In celebration of Grandparent’s Day, Aetna partnered with the Mets and hosted a private event before the game with former Major League Baseball outfielder and coach, William Hayward “Mookie” Wilson. Wilson’s biggest moment in blue and orange came when he hit a ground ball in the 10th inning of Game 6 during the 1986 World Series, which rolled through the legs of Red Sox first baseman Bill Buckner — one of the most infamous moments in baseball history. The Mets would go on to win that game, and the series.

The event gave seniors and families the opportunity to meet Wilson during his discussion on health, wellness and insight on how to “age actively.” Wilson encouraged grandparents and middle-aged adults to find ways to stay active and reconnect with a younger version of themselves, while demonstrating step-by-step chair stretches and exercises.

“When you get to my age you nap a lot,” Wilson said with a laugh.

Practically 32 years later, Wilson, 62, says baseball is behind him and has dedicated his life to serving as a minister for Zion Mill Creek Baptist Church in Columbia, S.C. When he’s not at church or working with fellow seniors, he’s speaking to athletes of all ages across the country about baseball, health and wellness and God.

A number of Nassau County families attended the event, including Mary Stedman, 69, and daughter Erin, 32, from Farmingdale, who attended the event to meet Wilson. The elder Stedman said meeting Wilson was a dream come true, as she’s been a Mets fan for many years.
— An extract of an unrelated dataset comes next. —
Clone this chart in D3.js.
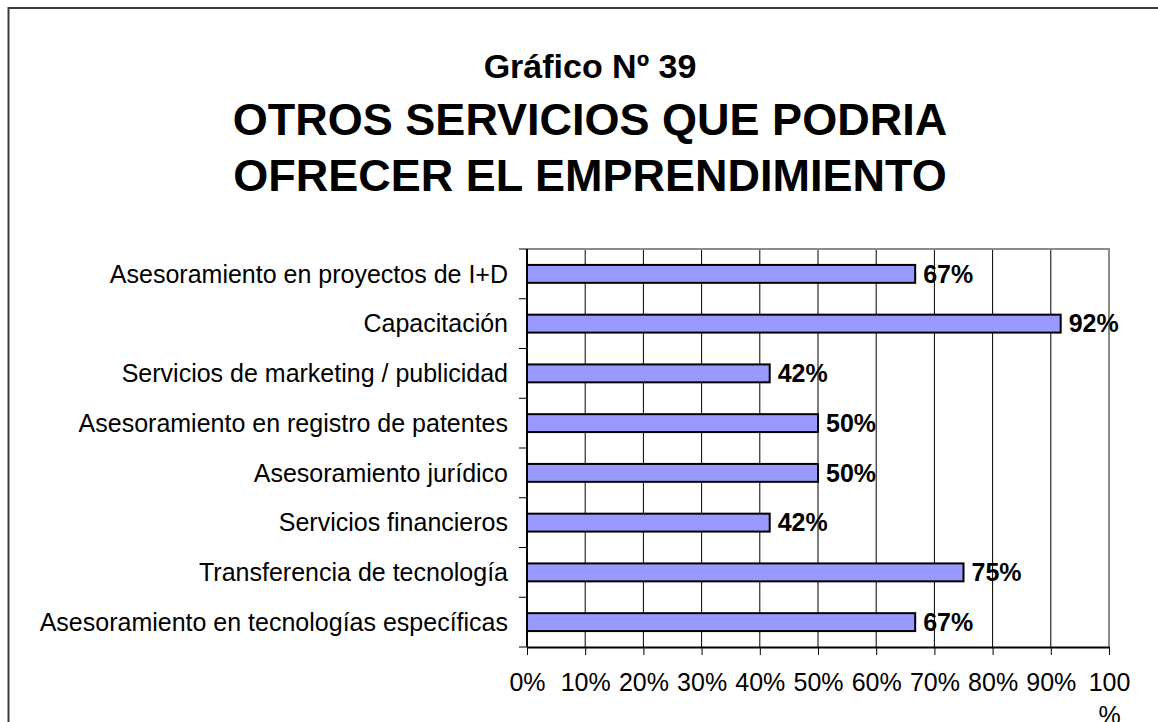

“This is a great opportunity,” she said. “I am thrilled, I had to bring my daughter who’s been a Mets fan all of her life. This made my day.”

Wilson retired at 40 and said leaving the game was a harsh reality he didn’t want to face because he thought he could still play baseball. But after an injury and coming to terms with his retirement, Wilson left baseball on his own terms.

“It was time to shut it down and focus on the second part of [life],” Wilson said of his retirement.

Soon after leaving the sport, Wilson went back to school and earned a Bachelor’s degree in finance and behaviorial science and a Master’s degree in organizational management from Mercy College. He sold securities or stocks and bonds for a few years.

Over the years, he has continued to keep in contact with former MLB players like Buckner, Dwight “Doc” Gooden, Tim Teufel and others. However, his focus has been on his family.

“I spent all of those years training my body to play,” Wilson said. “Now I am training my mind to survive outside of being so physical [in the MLB].”